Por Sebastian Goldsack Trebilcock, Académico en Universidad de los Andes
Hay quienes siguen viendo a las comunicaciones corporativas como un
accesorio, un “acompañamiento” estético de las operaciones estratégicas. Sin
embargo, en el escenario actual, marcado por la volatilidad reputacional, la
presión de los stakeholders y el escrutinio social permanente, esta visión
resulta no solo insuficiente, sino peligrosa (por desgracia en Chile ejemplos
sobran).
Hoy, las comunicaciones deben entenderse como un asunto esencial de gobierno corporativo, a lo menos eso nos dejan casos emblemáticos como el de Volkswagen con el escándalo de emisiones “dieselgate”, Facebook (Meta) tras la filtración de datos de Cambridge Analytica, o United Airlines tras la expulsión forzada de un pasajero que nos muestran cómo una gestión comunicacional deficiente puede transformar una crisis puntual en una catástrofe reputacional y financiera, afectando la confianza, la cotización bursátil y la viabilidad a largo plazo de las compañías.
Revisamos solo 3 razones
En primer lugar, porque la comunicación es el vehículo principal de la legitimidad. No basta con operar de manera correcta; es necesario ser percibido como tal. La asimetría entre la acción y su interpretación social puede erosionar la confianza, incluso ante gestiones intachables. En este contexto, los directorios tienen la responsabilidad fiduciaria de asegurar no solo el cumplimiento normativo, sino también la construcción de relaciones de confianza con sus públicos de interés. Y ello depende, en gran parte, de cómo, cuándo y qué se comunica.

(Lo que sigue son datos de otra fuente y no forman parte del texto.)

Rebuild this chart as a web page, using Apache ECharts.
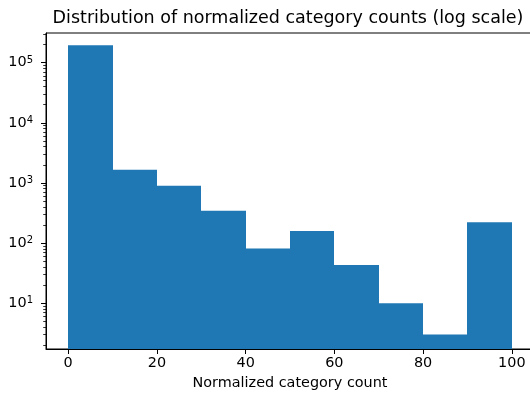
<!DOCTYPE html>
<html>
<head>
<meta charset="utf-8">
<script src="https://cdn.jsdelivr.net/npm/echarts@6/dist/echarts.min.js"></script>
<style>html,body{margin:0;padding:0;background:#fff}#c{width:530px;height:396px}</style>
</head>
<body>
<div id="c"></div>
<script>
// Data
var binStarts = [0, 10, 20, 30, 40, 50, 60, 70, 80, 90];
var binWidth = 10;
var counts = [194000, 1660, 900, 345, 81, 158, 43, 10, 3, 222];
var xTicks = [0, 20, 40, 60, 80, 100];
var yMajorTicks = [10, 100, 1000, 10000, 100000];
var yMinorTicks = [];
[1, 10, 100, 1000, 10000, 100000].forEach(function (d) {
  for (var k = 2; k <= 9; k++) yMinorTicks.push(d * k);
});
var titleText = 'Distribution of normalized category counts (log scale)';
var xName = 'Normalized category count';

var yMin = 1.73, yMax = 311000;
var font = 'DejaVu Sans';

var chart = echarts.init(document.getElementById('c'), null, { renderer: 'canvas' });
var data = binStarts.map(function (s, i) { return [s, s + binWidth, counts[i]]; });

chart.setOption({
  animation: false,
  backgroundColor: '#fff',
  title: {
    text: titleText,
    left: 288, top: 9, padding: 0, textAlign: 'center',
    textStyle: { fontFamily: font, fontSize: 17.5, fontWeight: 'normal', color: '#000' }
  },
  grid: {
    left: 46, top: 33, width: 488, height: 316,
    outerBoundsMode: 'none', containLabel: false,
    show: true, borderColor: '#000', borderWidth: 1, backgroundColor: 'transparent'
  },
  xAxis: {
    type: 'value', min: -5, max: 105,
    name: xName, nameLocation: 'middle', nameGap: 27,
    nameTextStyle: { fontFamily: font, fontSize: 14.4, color: '#000' },
    axisLine: { show: true, onZero: false, lineStyle: { color: '#000', width: 1 } },
    axisTick: { show: true, length: 5, lineStyle: { color: '#000', width: 1 }, customValues: xTicks },
    axisLabel: { show: true, margin: 7, fontFamily: font, fontSize: 14.4, color: '#000', customValues: xTicks },
    splitLine: { show: false }
  },
  yAxis: [{
    type: 'log', logBase: 10, min: yMin, max: yMax,
    axisLine: { show: true, onZero: false, lineStyle: { color: '#000', width: 1 } },
    axisTick: { show: true, length: 5, lineStyle: { color: '#000', width: 1 }, customValues: yMajorTicks },
    axisLabel: {
      show: true, margin: 13, customValues: yMajorTicks,
      formatter: function (v) {
        var e = Math.round(Math.log10(v));
        return '{b|10}{s|' + e + '}';
      },
      rich: {
        b: { fontFamily: font, fontSize: 14.4, color: '#000', lineHeight: 15 },
        s: { fontFamily: font, fontSize: 10, color: '#000', verticalAlign: 'top', lineHeight: 15, padding: [0, 0, 6, 0] }
      }
    },
    splitLine: { show: false }
  }, {
    type: 'log', logBase: 10, min: yMin, max: yMax, position: 'left',
    axisLine: { show: false, onZero: false },
    axisTick: { show: true, length: 2.8, lineStyle: { color: '#000', width: 0.8 }, customValues: yMinorTicks },
    axisLabel: { show: false },
    splitLine: { show: false }
  }],
  series: [{
    type: 'custom',
    clip: true,
    data: data,
    encode: { x: [0, 1], y: 2 },
    renderItem: function (params, api) {
      var x0 = api.value(0), x1 = api.value(1), v = api.value(2);
      var p0 = api.coord([x0, v]);
      var p1 = api.coord([x1, yMin]);
      var left = Math.round(p0[0]), right = Math.round(p1[0]);
      return {
        type: 'rect',
        shape: { x: left, y: p0[1], width: right - left, height: p1[1] - p0[1] },
        style: { fill: '#1f77b4' }
      };
    }
  }]
});
</script>
</body>
</html>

En segundo lugar, porque el riesgo reputacional ha dejado de ser un daño colateral para convertirse en un riesgo estratégico. Crisis de comunicación mal manejadas han destruido valor económico, forzado cambios de liderazgo e incluso llevado a la disolución de organizaciones completas. Incorporar las comunicaciones al gobierno corporativo implica asumir que el capital reputacional debe ser gestionado con la misma seriedad y método que los activos financieros: con políticas, protocolos, monitoreo constante y responsabilidad a nivel directivo.
En tercer lugar, porque la era digital y la hiperconectividad han democratizado el poder de influir. Las organizaciones ya no controlan el relato, solo participan en él. Esto exige una gobernanza de las comunicaciones que no sea meramente reactiva, sino anticipativa y estratégica, capaz de integrar la comunicación en la definición misma de las políticas corporativas y no solo en su difusión.

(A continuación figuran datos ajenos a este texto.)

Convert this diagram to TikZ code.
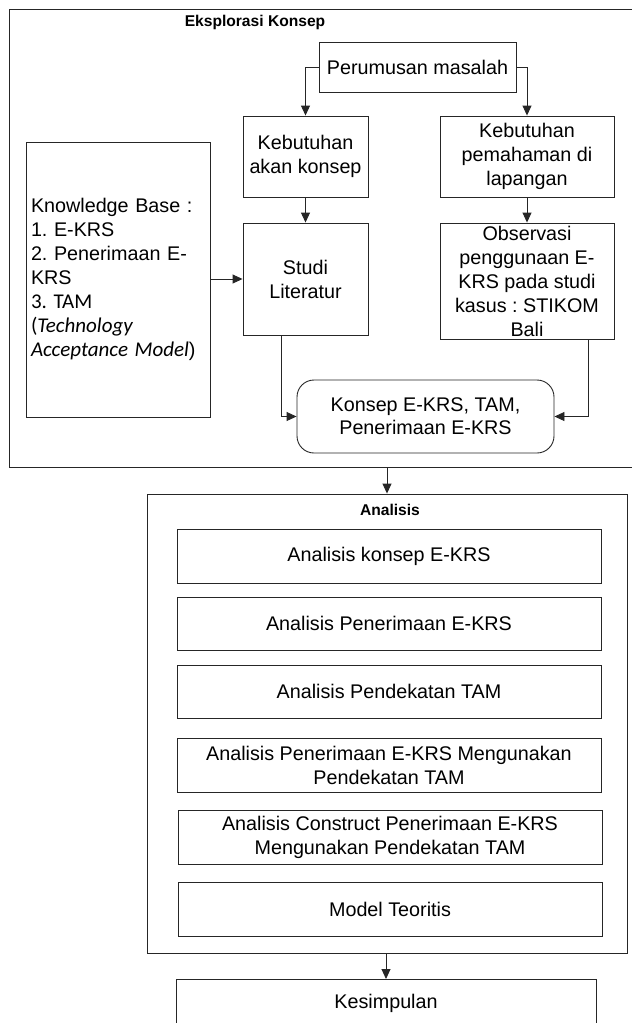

La comunicación no es solo una herramienta instrumental, sino una expresión de la cultura organizacional. Lo que una empresa comunica —y cómo lo comunica— refleja su visión del mundo, sus valores y sus prioridades. Un directorio que delega las comunicaciones sin supervisión estratégica delega también el relato de su identidad, de su propósito y de su promesa ante la sociedad.
En un mundo donde la confianza es el principal activo intangible, saber comunicar es saber gobernar.